Extending DataFrame Support
To add support for a new dataframe library in flyte-sdk, you must implement specialized encoders and decoders and register them with the DataFrameTransformerEngine. This allows the Flyte type engine to automatically handle your custom dataframe types in task inputs and outputs.
Implement a Custom Encoder
A DataFrameEncoder is responsible for taking a Python dataframe instance and persisting it to storage (like S3 or GCS) as a Flyte StructuredDataset.
In the following example from the Polars plugin, the encoder handles polars.DataFrame by writing it to a Parquet file:
import os
from pathlib import Path
import polars as pl
import flyte.storage as storage
from flyte.io._dataframe.dataframe import PARQUET, DataFrame
from flyte.io.extend import DataFrameEncoder
from flyteidl2.core import literals_pb2, types_pb2
class PolarsToParquetEncodingHandler(DataFrameEncoder):
def __init__(self):
# Register for pl.DataFrame, all protocols (None), and PARQUET format
super().__init__(pl.DataFrame, None, PARQUET)
async def encode(
self,
dataframe: DataFrame,
structured_dataset_type: types_pb2.StructuredDatasetType,
) -> literals_pb2.StructuredDataset:
# 1. Determine the destination URI
if not dataframe.uri:
from flyte._context import internal_ctx
ctx = internal_ctx()
uri = str(ctx.raw_data.get_random_remote_path())
else:
uri = typing.cast(str, dataframe.uri)
# 2. Prepare the local or remote path
if not storage.is_remote(uri):
Path(uri).mkdir(parents=True, exist_ok=True)
path = os.path.join(uri, f"{0:05}")
# 3. Persist the dataframe using the library's native methods
df = typing.cast(pl.DataFrame, dataframe.val)
df.write_parquet(path)
# 4. Return the StructuredDataset literal
structured_dataset_type.format = PARQUET
return literals_pb2.StructuredDataset(
uri=uri,
metadata=literals_pb2.StructuredDatasetMetadata(
structured_dataset_type=structured_dataset_type
)
)
Implement a Custom Decoder
A DataFrameDecoder performs the inverse operation: it reads data from a URI and returns a native Python dataframe instance.
from flyte.io.extend import DataFrameDecoder
class ParquetToPolarsDecodingHandler(DataFrameDecoder):
def __init__(self):
super().__init__(pl.DataFrame, None, PARQUET)
async def decode(
self,
flyte_value: literals_pb2.StructuredDataset,
current_task_metadata: literals_pb2.StructuredDatasetMetadata,
) -> pl.DataFrame:
uri = flyte_value.uri
# Handle column subsetting if requested in the task signature
columns = None
if current_task_metadata.structured_dataset_type and current_task_metadata.structured_dataset_type.columns:
columns = [c.name for c in current_task_metadata.structured_dataset_type.columns]

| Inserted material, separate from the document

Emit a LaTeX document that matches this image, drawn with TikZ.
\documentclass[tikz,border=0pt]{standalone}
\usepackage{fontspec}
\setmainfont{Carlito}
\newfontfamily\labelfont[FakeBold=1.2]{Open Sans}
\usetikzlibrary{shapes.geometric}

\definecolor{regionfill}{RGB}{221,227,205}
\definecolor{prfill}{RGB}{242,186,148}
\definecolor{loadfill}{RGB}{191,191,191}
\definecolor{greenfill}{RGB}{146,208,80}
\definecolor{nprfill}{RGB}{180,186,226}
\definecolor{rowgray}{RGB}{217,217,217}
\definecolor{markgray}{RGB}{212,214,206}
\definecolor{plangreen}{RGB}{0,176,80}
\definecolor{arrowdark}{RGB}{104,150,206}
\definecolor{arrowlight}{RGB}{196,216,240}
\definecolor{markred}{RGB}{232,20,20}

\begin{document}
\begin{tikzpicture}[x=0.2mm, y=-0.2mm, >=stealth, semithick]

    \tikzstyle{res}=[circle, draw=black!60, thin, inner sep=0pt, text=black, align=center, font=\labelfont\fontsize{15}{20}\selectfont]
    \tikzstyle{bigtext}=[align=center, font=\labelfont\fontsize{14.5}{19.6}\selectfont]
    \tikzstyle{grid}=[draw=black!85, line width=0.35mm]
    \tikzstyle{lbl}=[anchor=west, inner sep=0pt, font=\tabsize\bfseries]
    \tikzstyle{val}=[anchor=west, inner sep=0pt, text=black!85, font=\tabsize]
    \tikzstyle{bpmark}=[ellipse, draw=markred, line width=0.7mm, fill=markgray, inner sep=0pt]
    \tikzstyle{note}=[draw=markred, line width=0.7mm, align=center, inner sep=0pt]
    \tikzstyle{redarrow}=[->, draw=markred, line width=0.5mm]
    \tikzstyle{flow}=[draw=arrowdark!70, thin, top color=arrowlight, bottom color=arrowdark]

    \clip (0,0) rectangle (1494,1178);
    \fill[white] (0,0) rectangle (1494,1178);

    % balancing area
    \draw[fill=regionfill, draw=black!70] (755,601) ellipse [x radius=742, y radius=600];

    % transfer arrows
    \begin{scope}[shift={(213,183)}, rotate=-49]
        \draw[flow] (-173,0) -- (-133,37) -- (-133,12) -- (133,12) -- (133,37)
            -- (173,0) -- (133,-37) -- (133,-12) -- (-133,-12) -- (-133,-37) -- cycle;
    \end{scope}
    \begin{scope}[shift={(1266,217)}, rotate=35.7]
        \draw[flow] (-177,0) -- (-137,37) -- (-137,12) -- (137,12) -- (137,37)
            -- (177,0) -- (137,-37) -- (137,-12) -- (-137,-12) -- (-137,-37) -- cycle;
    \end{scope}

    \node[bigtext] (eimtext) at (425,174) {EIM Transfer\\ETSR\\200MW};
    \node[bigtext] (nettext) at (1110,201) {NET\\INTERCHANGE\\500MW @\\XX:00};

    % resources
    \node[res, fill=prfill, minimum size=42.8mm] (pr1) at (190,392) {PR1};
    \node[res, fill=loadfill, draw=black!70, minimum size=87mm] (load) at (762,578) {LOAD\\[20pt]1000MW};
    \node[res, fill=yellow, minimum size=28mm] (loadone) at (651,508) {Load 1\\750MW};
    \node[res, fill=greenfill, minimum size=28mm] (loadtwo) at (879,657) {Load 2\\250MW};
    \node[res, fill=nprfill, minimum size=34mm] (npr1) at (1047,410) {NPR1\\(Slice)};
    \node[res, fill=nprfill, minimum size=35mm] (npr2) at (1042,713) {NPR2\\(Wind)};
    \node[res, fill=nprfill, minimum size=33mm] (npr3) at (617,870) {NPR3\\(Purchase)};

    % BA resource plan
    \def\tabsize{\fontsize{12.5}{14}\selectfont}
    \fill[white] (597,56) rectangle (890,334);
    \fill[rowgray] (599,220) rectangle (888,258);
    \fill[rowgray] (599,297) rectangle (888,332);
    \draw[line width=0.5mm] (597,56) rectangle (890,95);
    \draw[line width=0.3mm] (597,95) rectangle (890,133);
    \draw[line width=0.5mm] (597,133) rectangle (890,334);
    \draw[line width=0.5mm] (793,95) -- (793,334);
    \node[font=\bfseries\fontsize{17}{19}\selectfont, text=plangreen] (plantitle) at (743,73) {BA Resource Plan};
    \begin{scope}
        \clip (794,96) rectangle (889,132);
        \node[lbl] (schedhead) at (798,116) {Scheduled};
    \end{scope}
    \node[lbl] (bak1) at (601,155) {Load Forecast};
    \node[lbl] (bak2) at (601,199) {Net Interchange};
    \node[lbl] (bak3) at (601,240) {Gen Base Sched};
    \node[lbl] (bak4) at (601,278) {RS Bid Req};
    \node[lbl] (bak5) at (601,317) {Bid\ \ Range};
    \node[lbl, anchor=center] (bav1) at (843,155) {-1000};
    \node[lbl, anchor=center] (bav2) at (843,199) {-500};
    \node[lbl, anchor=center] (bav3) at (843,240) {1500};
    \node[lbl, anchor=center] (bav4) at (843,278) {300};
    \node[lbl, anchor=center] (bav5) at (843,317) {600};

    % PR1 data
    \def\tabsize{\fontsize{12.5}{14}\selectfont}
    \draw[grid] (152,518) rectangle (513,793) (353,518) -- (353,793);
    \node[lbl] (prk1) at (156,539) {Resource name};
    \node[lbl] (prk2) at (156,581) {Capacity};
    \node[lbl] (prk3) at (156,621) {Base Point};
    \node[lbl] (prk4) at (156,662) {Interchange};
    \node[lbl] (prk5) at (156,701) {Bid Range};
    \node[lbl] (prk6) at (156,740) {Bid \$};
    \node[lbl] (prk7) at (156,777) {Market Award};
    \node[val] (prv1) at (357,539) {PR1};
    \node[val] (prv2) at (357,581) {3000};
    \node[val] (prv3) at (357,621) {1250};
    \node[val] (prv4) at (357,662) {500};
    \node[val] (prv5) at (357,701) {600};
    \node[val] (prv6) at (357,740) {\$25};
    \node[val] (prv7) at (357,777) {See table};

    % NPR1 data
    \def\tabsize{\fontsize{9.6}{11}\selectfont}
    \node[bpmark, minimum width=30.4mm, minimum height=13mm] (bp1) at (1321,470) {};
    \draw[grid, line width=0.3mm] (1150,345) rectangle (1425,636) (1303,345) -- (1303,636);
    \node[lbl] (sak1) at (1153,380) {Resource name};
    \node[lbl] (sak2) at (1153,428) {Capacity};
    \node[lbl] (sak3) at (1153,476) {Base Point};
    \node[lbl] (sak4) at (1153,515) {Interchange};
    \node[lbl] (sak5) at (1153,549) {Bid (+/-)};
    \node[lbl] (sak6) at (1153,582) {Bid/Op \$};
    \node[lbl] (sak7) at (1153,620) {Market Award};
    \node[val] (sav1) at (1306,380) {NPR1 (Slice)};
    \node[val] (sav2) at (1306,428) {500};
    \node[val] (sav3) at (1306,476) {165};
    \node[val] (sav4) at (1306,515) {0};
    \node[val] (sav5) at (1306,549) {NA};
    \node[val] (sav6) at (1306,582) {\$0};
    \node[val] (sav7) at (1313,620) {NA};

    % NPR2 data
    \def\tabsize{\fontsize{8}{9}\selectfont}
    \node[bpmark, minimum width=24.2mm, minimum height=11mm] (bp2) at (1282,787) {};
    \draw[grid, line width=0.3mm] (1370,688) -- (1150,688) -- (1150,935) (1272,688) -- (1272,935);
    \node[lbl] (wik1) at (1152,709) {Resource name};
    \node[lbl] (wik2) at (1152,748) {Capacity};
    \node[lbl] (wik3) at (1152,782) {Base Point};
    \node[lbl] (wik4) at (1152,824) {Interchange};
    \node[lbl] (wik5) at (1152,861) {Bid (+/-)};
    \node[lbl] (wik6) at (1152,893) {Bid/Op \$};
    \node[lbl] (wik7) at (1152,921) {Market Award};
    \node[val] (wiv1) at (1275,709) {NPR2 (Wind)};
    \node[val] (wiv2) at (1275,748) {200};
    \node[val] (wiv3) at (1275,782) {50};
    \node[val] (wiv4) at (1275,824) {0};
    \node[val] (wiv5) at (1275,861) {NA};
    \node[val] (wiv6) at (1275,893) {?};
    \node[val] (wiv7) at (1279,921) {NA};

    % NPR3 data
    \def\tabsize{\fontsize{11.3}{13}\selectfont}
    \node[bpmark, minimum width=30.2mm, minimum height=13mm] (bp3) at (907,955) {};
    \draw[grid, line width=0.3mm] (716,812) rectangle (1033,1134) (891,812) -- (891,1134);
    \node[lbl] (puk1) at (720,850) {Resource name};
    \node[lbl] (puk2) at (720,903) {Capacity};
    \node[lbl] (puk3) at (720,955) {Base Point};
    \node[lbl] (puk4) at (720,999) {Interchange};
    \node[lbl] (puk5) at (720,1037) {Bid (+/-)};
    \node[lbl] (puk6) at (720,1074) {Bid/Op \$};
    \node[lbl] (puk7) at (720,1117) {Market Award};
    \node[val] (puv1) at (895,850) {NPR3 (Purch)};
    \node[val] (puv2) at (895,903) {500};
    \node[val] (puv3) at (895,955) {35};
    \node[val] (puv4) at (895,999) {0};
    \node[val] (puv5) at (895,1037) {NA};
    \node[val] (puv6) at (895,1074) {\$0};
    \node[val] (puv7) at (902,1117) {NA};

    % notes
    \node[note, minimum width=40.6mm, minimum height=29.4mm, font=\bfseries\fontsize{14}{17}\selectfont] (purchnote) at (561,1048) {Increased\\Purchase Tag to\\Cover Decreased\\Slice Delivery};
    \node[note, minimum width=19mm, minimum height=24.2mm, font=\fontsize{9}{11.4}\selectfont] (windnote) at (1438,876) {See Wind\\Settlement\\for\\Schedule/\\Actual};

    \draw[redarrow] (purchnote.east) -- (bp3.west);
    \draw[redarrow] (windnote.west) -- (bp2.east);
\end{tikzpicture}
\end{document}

parquet_path = os.path.join(uri, f"{0:05}")
# Return the native dataframe type
return pl.read_parquet(parquet_path, columns=columns)
Register Handlers with the Engine
Once implemented, you must register your handlers with the DataFrameTransformerEngine. This is typically done at module import time or within a plugin initialization function.

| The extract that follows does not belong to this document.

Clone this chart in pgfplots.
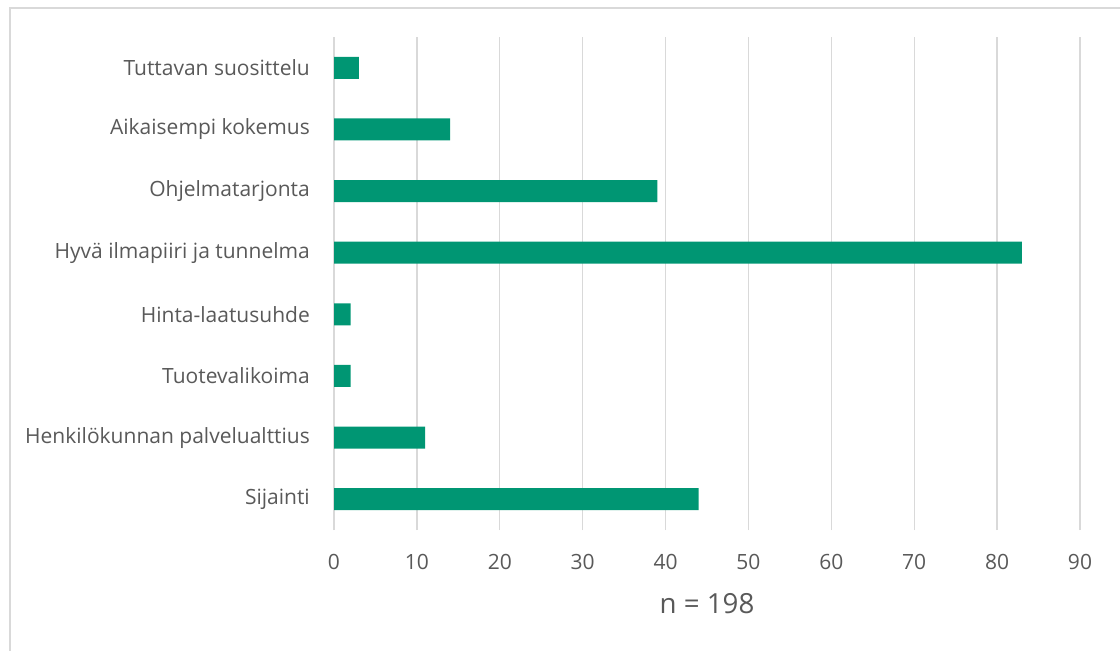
\documentclass[border=0pt]{standalone}
\usepackage{fontspec}
\setmainfont{Open Sans}
\usepackage{pgfplots}
\pgfplotsset{compat=1.18}
\definecolor{barc}{HTML}{009673}
\definecolor{txt}{HTML}{595959}
\definecolor{grd}{HTML}{D9D9D9}
\definecolor{frm}{HTML}{D9D9D9}
\begin{document}
\begin{tikzpicture}
\path[use as bounding box] (0,0) rectangle (1120bp,651bp);
\draw[frm, line width=1.5bp] (10bp,0) -- (10bp,643bp) -- (1120bp,643bp);
\begin{axis}[
  at={(334bp,121bp)}, anchor=south west,
  scale only axis,
  width=746bp, height=493bp,
  xbar, bar width=22bp,
  xmin=0, xmax=90, ymin=-0.5, ymax=7.5,
  xtick={0,10,...,90},
  ytick={0,...,7},
  yticklabels={Sijainti,Henkilökunnan palvelualttius,Tuotevalikoima,Hinta-laatusuhde,Hyvä ilmapiiri ja tunnelma,Ohjelmatarjonta,Aikaisempi kokemus,Tuttavan suosittelu},
  axis line style={draw=none},
  major tick length=0pt,
  xmajorgrids, grid style={grd, line width=1.3bp},
  /pgf/number format/assume math mode=true,
  tick label style={txt, font=\fontsize{21bp}{25bp}\selectfont},
  xticklabel style={anchor=north, inner sep=0pt, yshift=-24bp},
  yticklabel style={anchor=east, inner sep=0pt, xshift=-24bp},
  xlabel={n = 198},
  xlabel style={at={(axis description cs:0.5,0)}, anchor=base, yshift=-83bp, txt, font=\fontsize{27.7bp}{33bp}\selectfont},
]
\addplot[fill=barc, draw=none] coordinates {(44,0) (11,1) (2,2) (2,3) (83,4) (39,5) (14,6) (3,7)};
\end{axis}
\end{tikzpicture}
\end{document}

from flyte.io.extend import DataFrameTransformerEngine
# Register the encoder and decoder
DataFrameTransformerEngine.register(
PolarsToParquetEncodingHandler(),
default_format_for_type=True
)
DataFrameTransformerEngine.register(
ParquetToPolarsDecodingHandler(),
default_format_for_type=True
)
The register method accepts several configuration flags:
default_for_type: IfTrue, this handler becomes the default for the Python type across all protocols and formats.default_format_for_type: IfTrue, this handler's format (e.g., "parquet") becomes the default for the Python type.override: IfTrue, this registration will replace any existing handler for the same type/protocol/format combination.

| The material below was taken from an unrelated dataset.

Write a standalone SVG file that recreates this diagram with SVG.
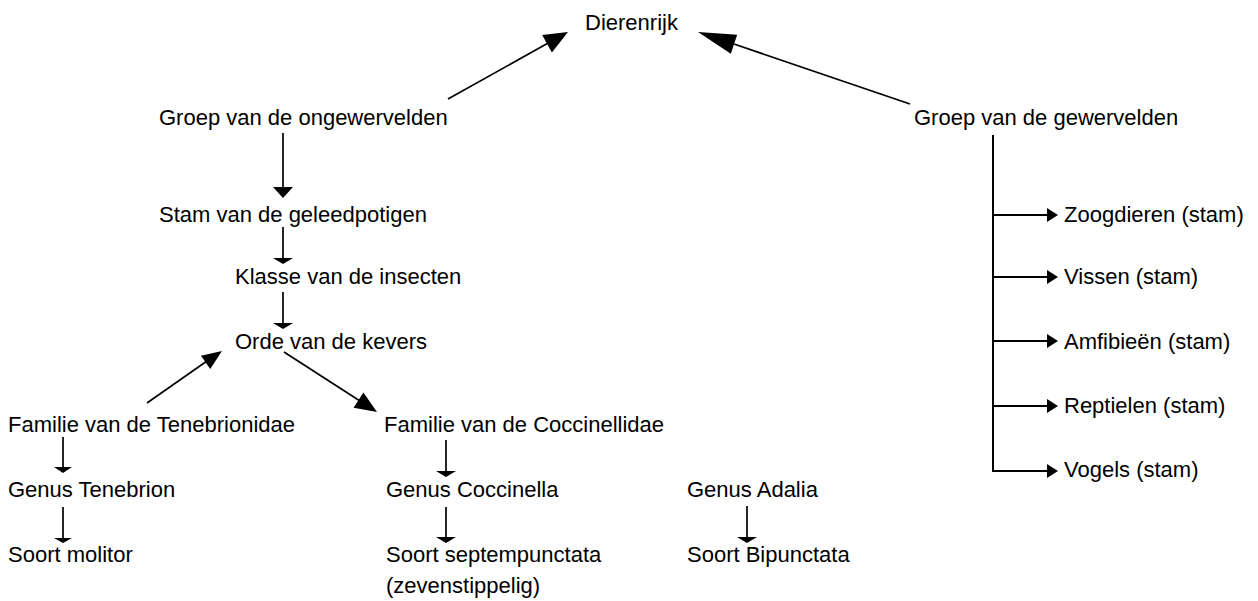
<svg xmlns="http://www.w3.org/2000/svg" width="1258" height="601" viewBox="0 0 1258 601">
<style>
  text { font-family: "Liberation Sans", Arial, sans-serif; font-size: 22px; fill: #000; }
  .ln { stroke: #000; stroke-width: 1.7; fill: none; }
  .br { stroke: #000; stroke-width: 2; fill: none; }
  .hd { fill: #000; stroke: none; }
</style>
<rect width="1258" height="601" fill="#fff"/>
<g id="connectors">
  <line class="ln" x1="448" y1="99" x2="550" y2="42"/>
  <polygon class="hd" points="568,32 551.9,52.4 542.2,35"/>
  <line class="ln" x1="910" y1="104" x2="734" y2="44"/>
  <polygon class="hd" points="698,32 737.2,34.7 730.8,53.7"/>
  <line class="ln" x1="147" y1="403" x2="207" y2="361"/>
  <polygon class="hd" points="222,351 210.2,369 201,355.8"/>
  <line class="ln" x1="284" y1="352" x2="360" y2="401"/>
  <polygon class="hd" points="377,412 353.6,407.7 363.4,392.5"/>
  <line class="ln" x1="283" y1="133" x2="283" y2="190"/>
  <polygon class="hd" points="273,187 293,187 283,198"/>
  <line class="ln" x1="283" y1="227" x2="283" y2="260"/>
  <polygon class="hd" points="273,258 293,258 283,264"/>
  <line class="ln" x1="283" y1="292" x2="283" y2="325"/>
  <polygon class="hd" points="273,323 293,323 283,329"/>
  <line class="ln" x1="63" y1="437" x2="63" y2="469"/>
  <polygon class="hd" points="54,467 72,467 63,473"/>
  <line class="ln" x1="63" y1="507" x2="63" y2="540"/>
  <polygon class="hd" points="54,538 72,538 63,543"/>
  <line class="ln" x1="446" y1="440" x2="446" y2="473"/>
  <polygon class="hd" points="436,471 456,471 446,477"/>
  <line class="ln" x1="446" y1="507" x2="446" y2="539"/>
  <polygon class="hd" points="436,537 456,537 446,543"/>
  <line class="ln" x1="747" y1="506" x2="747" y2="539"/>
  <polygon class="hd" points="737,537 757,537 747,543"/>
  <line class="br" x1="993" y1="135" x2="993" y2="472"/>
  <line class="br" x1="993" y1="215" x2="1048" y2="215"/>
  <polygon class="hd" points="1047,208 1058,215 1047,222"/>
  <line class="br" x1="993" y1="277" x2="1048" y2="277"/>
  <polygon class="hd" points="1047,270 1058,277 1047,284"/>
  <line class="br" x1="993" y1="341" x2="1048" y2="341"/>
  <polygon class="hd" points="1047,334 1058,341 1047,348"/>
  <line class="br" x1="993" y1="406" x2="1048" y2="406"/>
  <polygon class="hd" points="1047,399 1058,406 1047,413"/>
  <line class="br" x1="992" y1="471" x2="1048" y2="471"/>
  <polygon class="hd" points="1047,464 1058,471 1047,478"/>
</g>
<g id="n-dierenrijk"><text x="585" y="30">Dierenrijk</text></g>
<g id="n-ongewervelden"><text x="159" y="125">Groep van de ongewervelden</text></g>
<g id="n-geleedpotigen"><text x="159" y="222">Stam van de geleedpotigen</text></g>
<g id="n-insecten"><text x="235" y="284">Klasse van de insecten</text></g>
<g id="n-kevers"><text x="235" y="349">Orde van de kevers</text></g>
<g id="n-tenebrionidae"><text x="8" y="432">Familie van de Tenebrionidae</text></g>
<g id="n-coccinellidae"><text x="384" y="432">Familie van de Coccinellidae</text></g>
<g id="n-tenebrion"><text x="8" y="497">Genus Tenebrion</text></g>
<g id="n-coccinella"><text x="386" y="497">Genus Coccinella</text></g>
<g id="n-adalia"><text x="687" y="497">Genus Adalia</text></g>
<g id="n-molitor"><text x="8" y="562">Soort molitor</text></g>
<g id="n-septempunctata"><text x="386" y="562">Soort septempunctata</text><text x="386" y="593">(zevenstippelig)</text></g>
<g id="n-bipunctata"><text x="687" y="562">Soort Bipunctata</text></g>
<g id="n-gewervelden"><text x="914" y="125">Groep van de gewervelden</text></g>
<g id="n-zoogdieren"><text x="1064" y="222">Zoogdieren (stam)</text></g>
<g id="n-vissen"><text x="1064" y="284">Vissen (stam)</text></g>
<g id="n-amfibieen"><text x="1064" y="349">Amfibieën (stam)</text></g>
<g id="n-reptielen"><text x="1064" y="413">Reptielen (stam)</text></g>
<g id="n-vogels"><text x="1064" y="477">Vogels (stam)</text></g>
</svg>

Protocol and Format Matching
The DataFrameTransformerEngine uses a hierarchical lookup to find the correct handler:
- Exact Match: It first looks for a handler matching the exact
(Type, Protocol, Format). - Protocol Fallback: If no exact match exists, it looks for a handler registered with the
fsspecprotocol for that format. - Generic Format Fallback: If still not found, it looks for handlers with an empty string (
"") as the format, which signifies a generic handler.
Troubleshooting URI Generation
When implementing encode, if the incoming dataframe.uri is None, you must generate a unique path. flyte-sdk provides a helper via the internal context:
from flyte._context import internal_ctx
ctx = internal_ctx()
# Generates a path like s3://my-bucket/flyte/metadata/raw/...
uri = str(ctx.raw_data.get_random_remote_path())
Failure to provide a unique URI can result in data being overwritten if multiple tasks or multiple outputs from the same task use the same default location.